Do you see a difference between joy and happy? Are feeling joyful and feeling happy the same thing? Can you be joyful in something yet not be happy? These are questions I’ve asked myself several times over these past two years while living in Kenya. Some days God blesses me with a clearer understanding yet other days satan really clouds the issue for me.
I do not believe being happy and being joyful are the same thing. They can occur at the same time, but they don’t necessarily have to. From my own personal experience I can say at times I’ve been unhappy with my current circumstances and when I begin to dwell on that unhappiness is when I ask God for clarification on joy vs happiness. Over the past few days He has reminded me of my purpose, which can be found in my favorite verse Micah 6:8 “what does the LORD require of you? To act justly and to love mercy and to walk humbly with your God.” And also through the commandment Jesus gave us, found in Matthew 22 “Love the Lord your God with all your heart and with all your soul and with all your mind.’ This is the first and greatest commandment. And the second is like it: ‘Love your neighbor as yourself.’ All the Law and the Prophets hang on these two commandments.“ I can do all those things, through God’s strength not my own, whether I am happy or not.
Am I happy being away from my family, friends, community?
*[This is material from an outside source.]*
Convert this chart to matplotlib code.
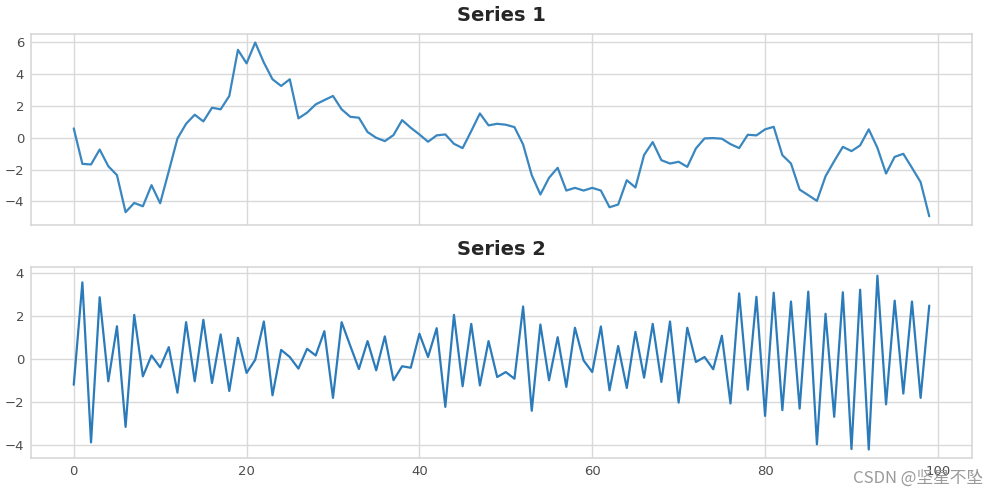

No, but that doesn’t mean I stop seeking His will for my life. It doesn’t mean that my day to day living is anything less than a chance to walk humbly with God, whether that be through expressing the ministry through the blog, giving the kids deworming medication or balancing the food budget for C4KK. Those everyday, living life things give me joy because I know first and foremost I am serving the Almighty God and secondly, I’m serving in a way and place God wants me to.
If the joy I experience this side of Heaven (no matter how sporadic it is) is any indication of the joy I’ll experience in Heaven then for those days of clarity I am thankful and blessed.